▶ Task instructions: Each line that holds the word "draws" should be returned.

▶ Input:
● ● ● ● ● ● ●

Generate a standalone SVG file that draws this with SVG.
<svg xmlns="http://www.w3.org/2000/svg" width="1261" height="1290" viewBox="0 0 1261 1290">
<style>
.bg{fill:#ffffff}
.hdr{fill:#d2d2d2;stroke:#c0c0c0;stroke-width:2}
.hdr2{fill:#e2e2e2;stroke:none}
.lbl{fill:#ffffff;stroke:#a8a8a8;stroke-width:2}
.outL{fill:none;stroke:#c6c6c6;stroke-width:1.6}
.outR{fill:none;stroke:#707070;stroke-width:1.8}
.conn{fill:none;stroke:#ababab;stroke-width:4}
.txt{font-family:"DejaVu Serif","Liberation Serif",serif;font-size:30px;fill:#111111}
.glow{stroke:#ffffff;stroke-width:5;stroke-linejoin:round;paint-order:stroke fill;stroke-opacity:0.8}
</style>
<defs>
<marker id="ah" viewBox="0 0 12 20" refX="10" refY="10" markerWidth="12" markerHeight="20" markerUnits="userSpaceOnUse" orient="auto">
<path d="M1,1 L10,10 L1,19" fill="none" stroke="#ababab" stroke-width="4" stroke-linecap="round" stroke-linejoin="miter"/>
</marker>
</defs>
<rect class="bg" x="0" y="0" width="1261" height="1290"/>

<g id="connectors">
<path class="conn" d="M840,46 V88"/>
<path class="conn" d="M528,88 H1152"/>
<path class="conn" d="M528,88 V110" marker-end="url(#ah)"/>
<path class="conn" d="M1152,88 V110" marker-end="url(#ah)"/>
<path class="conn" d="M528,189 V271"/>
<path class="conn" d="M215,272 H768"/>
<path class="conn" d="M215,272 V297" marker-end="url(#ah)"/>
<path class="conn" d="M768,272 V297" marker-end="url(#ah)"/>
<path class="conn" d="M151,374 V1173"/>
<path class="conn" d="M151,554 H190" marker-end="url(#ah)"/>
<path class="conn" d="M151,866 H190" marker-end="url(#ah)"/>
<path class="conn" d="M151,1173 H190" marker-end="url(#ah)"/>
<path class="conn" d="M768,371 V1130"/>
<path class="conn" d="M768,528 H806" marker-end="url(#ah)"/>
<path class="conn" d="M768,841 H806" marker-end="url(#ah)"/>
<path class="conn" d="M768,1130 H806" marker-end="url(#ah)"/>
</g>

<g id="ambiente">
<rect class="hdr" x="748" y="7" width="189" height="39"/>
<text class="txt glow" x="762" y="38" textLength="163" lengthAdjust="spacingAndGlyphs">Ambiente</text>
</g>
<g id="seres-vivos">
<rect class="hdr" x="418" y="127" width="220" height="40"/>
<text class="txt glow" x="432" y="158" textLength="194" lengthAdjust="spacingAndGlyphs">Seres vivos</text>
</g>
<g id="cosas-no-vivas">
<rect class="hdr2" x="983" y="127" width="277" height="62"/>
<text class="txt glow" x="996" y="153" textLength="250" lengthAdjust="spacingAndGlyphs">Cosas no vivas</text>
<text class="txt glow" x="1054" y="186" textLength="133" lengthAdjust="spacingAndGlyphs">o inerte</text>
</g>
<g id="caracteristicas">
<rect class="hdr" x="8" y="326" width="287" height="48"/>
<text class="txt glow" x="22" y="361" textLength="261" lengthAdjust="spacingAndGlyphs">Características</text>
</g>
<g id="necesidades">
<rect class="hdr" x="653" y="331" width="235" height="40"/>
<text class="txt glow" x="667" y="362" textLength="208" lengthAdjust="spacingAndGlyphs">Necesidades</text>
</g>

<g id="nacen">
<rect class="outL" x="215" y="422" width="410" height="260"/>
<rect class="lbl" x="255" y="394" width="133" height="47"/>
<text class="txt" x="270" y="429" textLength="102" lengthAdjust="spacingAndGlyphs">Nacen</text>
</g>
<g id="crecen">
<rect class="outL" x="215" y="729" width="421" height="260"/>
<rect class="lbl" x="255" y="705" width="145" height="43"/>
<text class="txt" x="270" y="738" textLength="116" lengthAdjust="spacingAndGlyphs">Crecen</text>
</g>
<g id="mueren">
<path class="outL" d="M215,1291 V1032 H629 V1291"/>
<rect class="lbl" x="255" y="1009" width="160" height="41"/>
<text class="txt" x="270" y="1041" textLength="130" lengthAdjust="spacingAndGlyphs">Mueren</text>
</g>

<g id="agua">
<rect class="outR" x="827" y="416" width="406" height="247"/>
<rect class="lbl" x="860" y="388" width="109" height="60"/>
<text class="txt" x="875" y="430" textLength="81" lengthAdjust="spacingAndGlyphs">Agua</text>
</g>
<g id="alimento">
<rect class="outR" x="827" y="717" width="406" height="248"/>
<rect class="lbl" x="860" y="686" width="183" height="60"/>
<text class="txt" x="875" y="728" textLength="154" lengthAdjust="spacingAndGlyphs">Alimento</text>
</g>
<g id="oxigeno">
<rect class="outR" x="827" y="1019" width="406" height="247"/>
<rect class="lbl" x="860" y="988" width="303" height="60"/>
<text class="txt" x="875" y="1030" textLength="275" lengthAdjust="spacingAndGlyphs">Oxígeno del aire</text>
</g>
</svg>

● ● ● ● ● ● ●

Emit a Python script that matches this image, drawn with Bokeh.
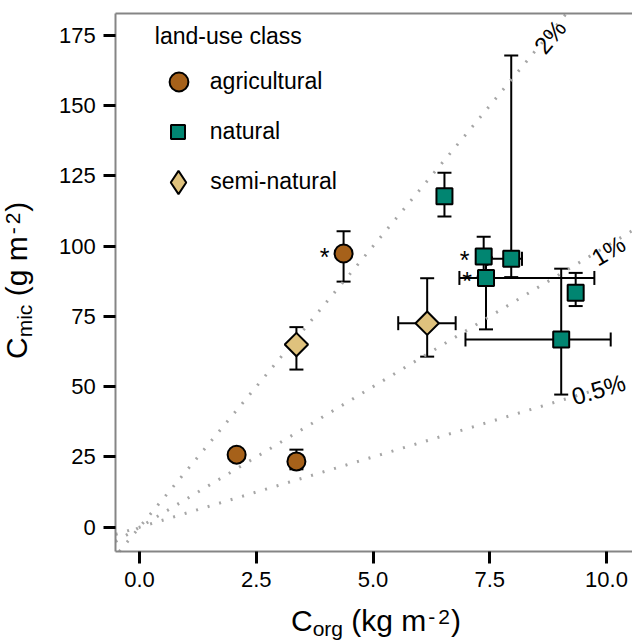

● ● ● ● ● ● ●

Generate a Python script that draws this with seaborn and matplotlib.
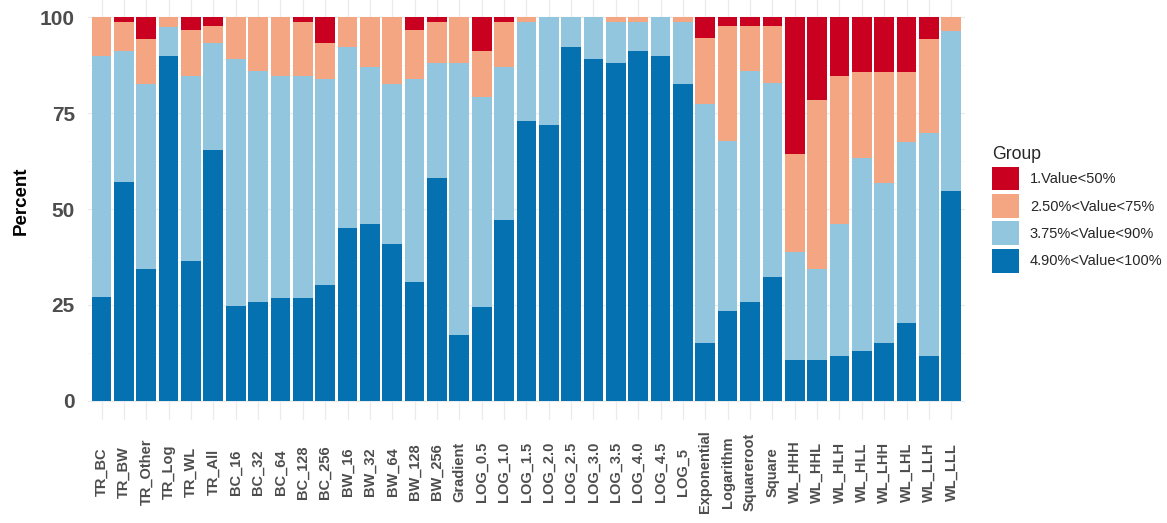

● ● ● ● ● ● ●

▶ Result:
Generate a standalone SVG file that draws this with SVG.
Generate a Python script that draws this with seaborn and matplotlib.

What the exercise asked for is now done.